Additionally DLSS gets mostly advertised by Nvidia in combinative use with Ray-Tracing, this shows the direction of the marketing and development direction.

As the requirements of Ray-Tracing are achived more and more by smaller chips, I think we will see the line below wich these features get removed will go down over time to the even smaller chips, that seems logical.
 
An article about Intel discrete graphics not mentioning Larrabee... A pure amateurism!
And not really worth mentioning anyway: the project was cancelled completely after just 2 years (and almost a decade ago) and none of its architectural design choices made their way into the likes of the current Gen series. The only thing really learnt from Larrabee was to keep their mouth shut about claims of revolutionary designs and performance until a product was actually finished and on the table. Well...maybe they haven’t quite learned that just yet.
 
Guys you forgot that Intel has tons of money, more than NVIDIA + AMD combined.
You have money, you can do anything.
IF Intel takes GPU market seriously, it can beats NVidia and AMD. You forgot this is the Giant INTEL.
 
For all its wealth, Intel is not immune to making poor decisions, especially with regards to engineering design - e.g. NetBurst architecture, Itanium processor series. At the same time, they're also quite stubborn at sticking with such decisions, working at them until they either work as well as possible (so in the case of NetBurst, tweaking the architecture but mostly just increasing clock speed to silly speeds) or until they finally make a profit (which took 8 years for Itanium). While the Xe is unlikely to be similar to these examples, architecturally at least, they have almost no experience of competing the professional/compute GPU market and they don't interact with game developers to anything like the extent that Nvidia and AMD currently do.

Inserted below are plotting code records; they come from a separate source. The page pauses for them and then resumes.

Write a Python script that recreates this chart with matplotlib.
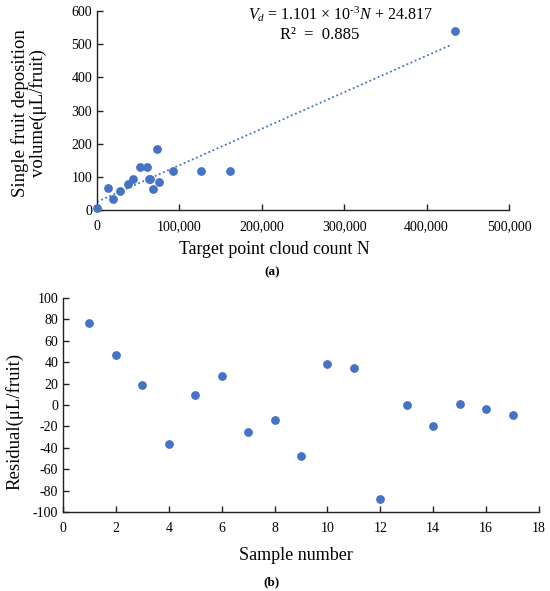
import matplotlib.pyplot as plt
import numpy as np

plt.rcParams['font.family'] = ['Liberation Serif', 'DejaVu Serif']
plt.rcParams['mathtext.fontset'] = 'custom'
plt.rcParams['mathtext.rm'] = 'Liberation Serif'
plt.rcParams['mathtext.it'] = 'Liberation Serif:italic'

# (a) point cloud count vs deposition volume
point_count = [0, 13000, 19000, 28000, 38000, 44000, 52000, 61000, 62500, 64500,
               68000, 73000, 75000, 92000, 126000, 162000, 435000]
deposition = [5, 67, 32, 58, 77, 92, 130, 131, 93, 92, 64, 183, 83, 117, 117, 117, 540]
slope = 1.101e-3
intercept = 24.817

# (b) residuals
sample_no = list(range(1, 18))
residual = [76.9, 47, 18.7, -36.6, 9.7, 27.4, -24.8, -14.2, -47.7, 38.3, 34.3,
            -87.6, -0.2, -19.5, 1, -4, -9.8]

blue = "#4472C4"
W, H = 550, 591
fig = plt.figure(figsize=(W / 100, H / 100), dpi=100)

def style(ax):
    for s in ["top", "right"]:
        ax.spines[s].set_visible(False)
    for s in ["left", "bottom"]:
        ax.spines[s].set_linewidth(1.0)
        ax.spines[s].set_color("#222222")
    ax.tick_params(direction="in", length=4, width=1, labelsize=10, color="#222222")

ax1 = fig.add_axes([97 / W, 1 - 210 / H, 412 / W, 199 / H])
style(ax1)
ax1.scatter(point_count, deposition, s=28, color=blue, zorder=3, clip_on=False)
xfit = np.array([min(point_count), 431000])
ax1.plot(xfit, slope * xfit + intercept, linestyle=(0, (1, 1.5)), color=blue, lw=1.3)
ax1.set_xlim(0, 500000)
ax1.set_ylim(0, 600)
ax1.set_xticks(range(0, 500001, 100000))
ax1.set_xticklabels([f"{v:,}" for v in range(0, 500001, 100000)])
ax1.set_yticks(range(0, 601, 100))
ax1.tick_params(axis="x", pad=7)

fig.text(340 / W, 1 - 14 / H, r"$V_d$ = 1.101 × 10$^{\text{-3}}$$N$ + 24.817",
         ha="center", va="center", fontsize=11.5)
fig.text(320 / W, 1 - 35 / H, "R²  =  0.885", ha="center", va="center", fontsize=12)
fig.text(274 / W, 1 - 250 / H, "Target point cloud count N", ha="center", va="center", fontsize=12.8)
fig.text(29 / W, 1 - 113 / H, "Single fruit deposition\nvolume(μL/fruit)", ha="center",
         va="center", rotation=90, fontsize=13.5, linespacing=1.05)
fig.text(272 / W, 1 - 272 / H, "(a)", ha="center", va="center", fontsize=9.5, fontweight="bold")

ax2 = fig.add_axes([63 / W, 1 - 512 / H, 476 / W, 214 / H])
style(ax2)
ax2.scatter(sample_no, residual, s=28, color=blue, zorder=3)
ax2.set_xlim(0, 18)
ax2.set_ylim(-100, 100)
ax2.set_xticks(range(0, 19, 2))
ax2.set_yticks(range(-100, 101, 20))
ax2.set_yticklabels([str(v) for v in range(-100, 101, 20)])
ax2.tick_params(axis="x", pad=7)

fig.text(296 / W, 1 - 556 / H, "Sample number", ha="center", va="center", fontsize=13)
fig.text(14 / W, 1 - 421 / H, "Residual(μL/fruit)", ha="center", va="center",
         rotation=90, fontsize=13.5)
fig.text(272 / W, 1 - 582 / H, "(b)", ha="center", va="center", fontsize=9.5, fontweight="bold")

fig.savefig("out.png", dpi=100)
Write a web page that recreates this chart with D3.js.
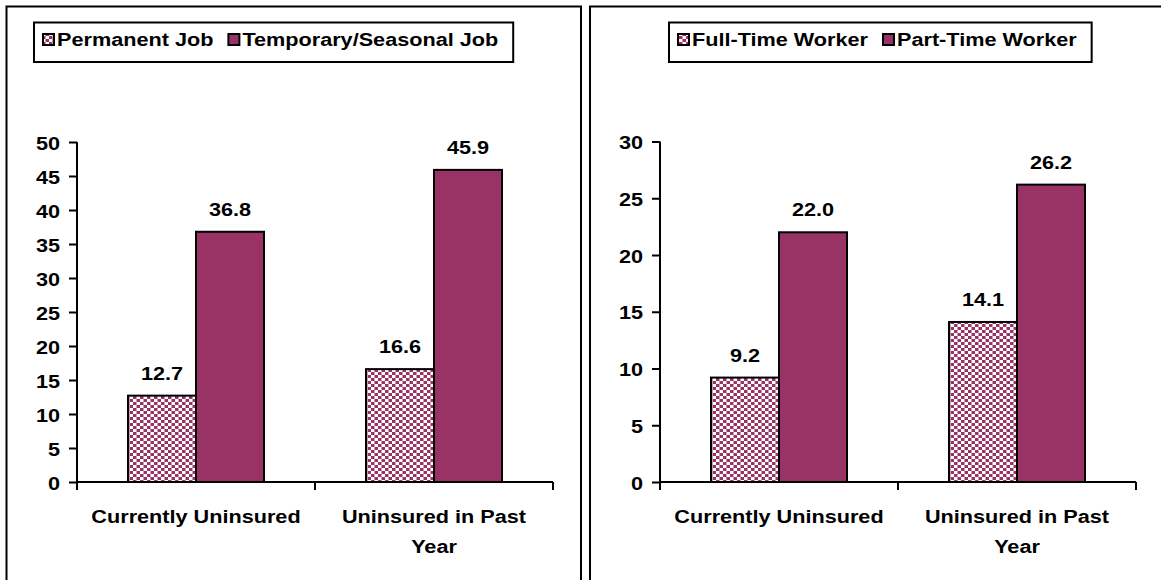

Intel's biggest problem is that people are going to expect the Xe models to be at least as good or better than the same price-range models from AMD and Nvidia; if they're not, then the only option they've got is to go cheap, which just isn't the Intel way of doing things. In which case, who would buy the 3rd slowest model GPU?
 
The cores in Intel's GPUs have been similar to the Steam Processors that AMD use since 2006, at the leas; so it's unlikely to be due to AMD staff moving into Intel.

Being cpu manufacturers they seem to roughly have the same idea of how a gpu should function while nvidia' s approach is a bit different.